Within the municipality, there is a small lake, which Sigmund Freud often visited when he spent his holidays in Lavarone in 1904, 1906, 1907, and 1923. In the summer, the lake is suitable for swimming, and in the winter, it can be used for ice skating. Since 1985, a course on ice rescue techniques has been held annually by the ANIS (National Diving Instructors Association).

== Origin of the Name ==
The name Lavarone could have several origins. Some theories suggest it comes from a pre-Celtic or Roman origin, possibly from "làvara," meaning "flat stone slab." Another theory links it to the Latin term "fossa luparia" ("wolf trap"), from which "lovèra" and "lovàra" could have evolved. Other suggestions include an origin from "lappa" (rag) or from the Celtic root "lab" ("flooded"). There is also a theory that the name derives from "Liebefrau," related to a legend about the lake's origin.

== History ==
The first signs of human settlement in the area come from old smelting furnaces and debris found in the Millegrobbe area. There are unconfirmed theories that the region was inhabited as early as the 19th century B.C.

The first written mention of Lavarone dates back to 1184 in a papal document, where Pope Lucius III placed the possessions of the Bishop of Feltre under his protection. During the Roman, Frankish, and Lombard occupations, Lavarone was part of the Roman province and later the border of the Holy Roman Empire.
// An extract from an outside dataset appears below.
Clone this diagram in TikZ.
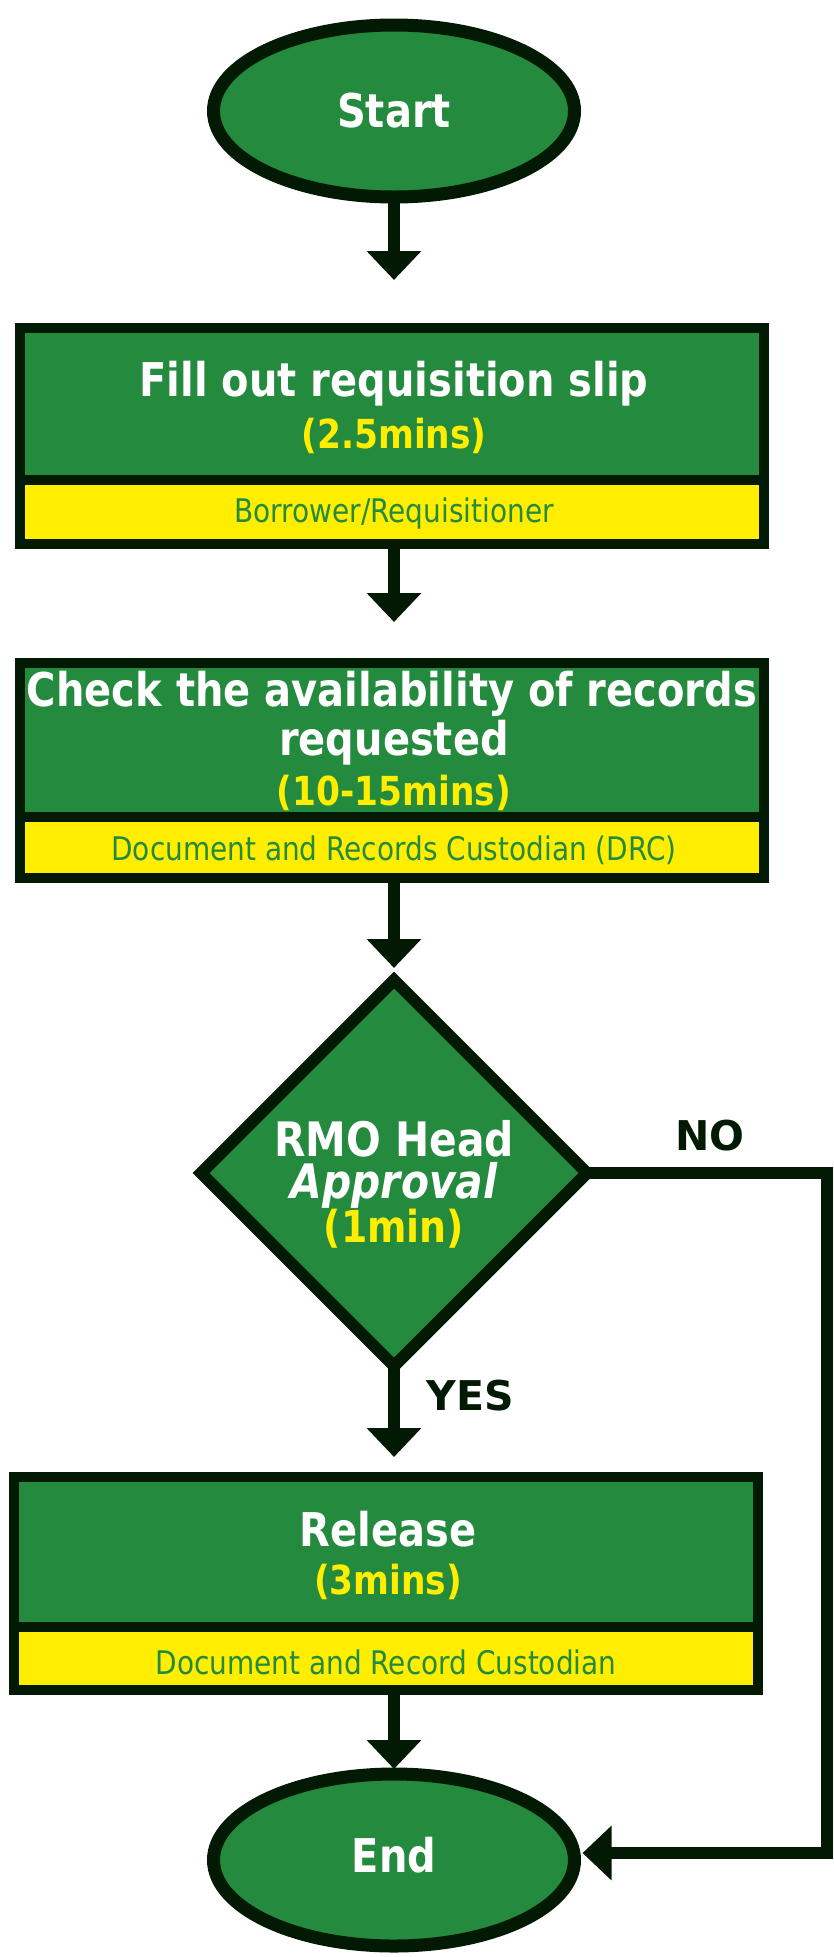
\documentclass[tikz,border=0pt]{standalone}
\usepackage{fontspec}
\usetikzlibrary{shapes.geometric,arrows.meta}
\newfontfamily\tah[FakeStretch=0.86]{DejaVu Sans}
\newfontfamily\ver{DejaVu Sans}
\definecolor{gr}{HTML}{238A3E}
\definecolor{dk}{HTML}{021A03}
\definecolor{yl}{HTML}{FFEE00}
\tikzset{
  conn/.style={draw=dk, line width=12.5pt, -{Triangle[width=53pt,length=29pt]}},
  term/.style={ellipse, draw=dk, fill=gr, line width=13pt, minimum width=361pt, minimum height=172pt, inner sep=0pt, outer sep=0pt},
  greenbox/.style={rectangle, draw=dk, fill=gr, line width=10pt, minimum width=744pt, inner sep=0pt, outer sep=0pt},
  bandbox/.style={rectangle, draw=dk, fill=yl, line width=10pt, minimum width=744pt, inner sep=0pt, outer sep=0pt},
  decision/.style={diamond, draw=dk, fill=gr, line width=12pt, minimum width=386pt, minimum height=386pt, inner sep=0pt, outer sep=0pt},
  ttl/.style={text=white, font=\tah\bfseries\fontsize{46.5}{50}\selectfont, inner sep=0pt},
  dtx/.style={text=white, align=center, font=\tah\bfseries\fontsize{47.5}{42}\selectfont, inner sep=0pt},
  tim/.style={text=yl, font=\tah\bfseries\fontsize{40}{44}\selectfont, inner sep=0pt},
  band/.style={text=gr, font=\tah\fontsize{32.5}{36}\selectfont, inner sep=0pt},
  lbl/.style={text=dk, font=\ver\bfseries\fontsize{41}{44}\selectfont, inner sep=0pt},
}
\begin{document}
\begin{tikzpicture}[x=1pt, y=-1pt]
\useasboundingbox (0,0) rectangle (834,1957);
% Start
\node[term] (start) at (394,111) {};
\node[ttl] (startt) at (394,111) {Start};
% Box 1
\node[greenbox, minimum height=152pt] (b1) at (392,404) {};
\node[bandbox, minimum height=64pt] (b1y) at (392,512) {};
\node[ttl] (b1t) at (394,384) {Fill out requisition slip};
\node[tim] (b1m) at (394,436) {(2.5mins)};
\node[band] (b1r) at (394,514) {Borrower/Requisitioner};
% Box 2
\node[greenbox, minimum height=154pt] (b2) at (392,740) {};
\node[bandbox, minimum height=61pt] (b2y) at (392,847.5) {};
\node[ttl] (b2t) at (392,694) {Check the availability of records};
\node[ttl] (b2u) at (394,743) {requested};
\node[tim] (b2m) at (394,793) {(10-15mins)};
\node[band] (b2r) at (394,850) {Document and Records Custodian (DRC)};
% Decision
\node[decision] (dia) at (394,1173) {};
\node[dtx] (dtext) at (394,1184) {RMO Head\\{\itshape Approval}\\{\color{yl}\fontsize{44}{42}\selectfont(1min)}};
% Box 3
\node[greenbox, minimum height=150pt] (b3) at (386,1552) {};
\node[bandbox, minimum height=63pt] (b3y) at (386,1658.5) {};
\node[ttl] (b3t) at (388,1529) {Release};
\node[tim] (b3m) at (388,1582) {(3mins)};
\node[band] (b3r) at (386,1662) {Document and Record Custodian};
% End
\node[term] (end) at (394,1860) {};
\node[ttl] (endt) at (394,1855) {End};
% Labels
\node[lbl] (no) at (710,1136) {NO};
\node[lbl] (yes) at (470,1396) {YES};
% Connectors
\draw[conn, shorten >=48pt] (start.south) -- (start.south |- b1.north);
\draw[conn, shorten >=41pt] (start.south |- b1y.south) -- (start.south |- b2.north);
\draw[conn, shorten >=12pt] (start.south |- b2y.south) -- (dia.north);
\draw[conn, shorten >=20pt] (dia.south) -- (dia.south |- b3.north);
\draw[conn, shorten >=5pt] (start.south |- b3y.south) -- (end.north);
\coordinate (nocorner) at (827,1173);
\draw[conn, shorten >=8pt] (dia.east) -- (nocorner) |- ([yshift=7pt]end.east);
\end{tikzpicture}
\end{document}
== The Cimbrian Colonization ==
In the 12th and 13th centuries, Bavarian settlers arrived in the region. These colonists were mainly engaged in coal production and timber harvesting and lived in scattered settlements, which shaped the urban development of the area. Many settlers spoke German, which is still reflected in many place names today.

== World War I ==
Lavarone's strategic location on the border made it an important military point during World War I. The region was turned into a system of fortifications, connected to nearby forts in Folgaria. Remains from this period, such as the "Forte Belvedere Gschwent," are now preserved as museums.

== Symbolism ==
Lavarone's coat of arms was officially recognized on May 19, 1930. It consists of two fields: in the first, a silver "M" on a red background; in the second, a wavy line in silver and green.

== Monuments and Sights ==
Religious buildings include:

The Church of San Floriano in Chiesa
The Church of Santa Maria Assunta in Cappella
The Church of Madonna della Salette in Piccoli
The Church of Madonna Pellegrina in Slaghenaufi

== Society ==
The population of Lavarone is predominantly Italian-speaking, but there is still a small percentage of Cimbrian speakers, a German dialect.

== Economy ==
The economy of Lavarone is primarily based on summer and winter tourism. The area offers about 10,000 overnight accommodations, including hotels, residences, and private apartments. Agriculture, particularly cheese production, also plays an important role, with the "Vezzena" cheese holding a protected designation of origin (PDO).

== Sports ==
Lavarone offers a variety of recreational activities in the summer, such as hiking and mountain biking, especially along the old wartime lines. In the winter, there is a large ski area, the Lavarone Ski Center, known for alpine skiing and snowboarding activities. The area features numerous slopes and a snowpark for snowboarders.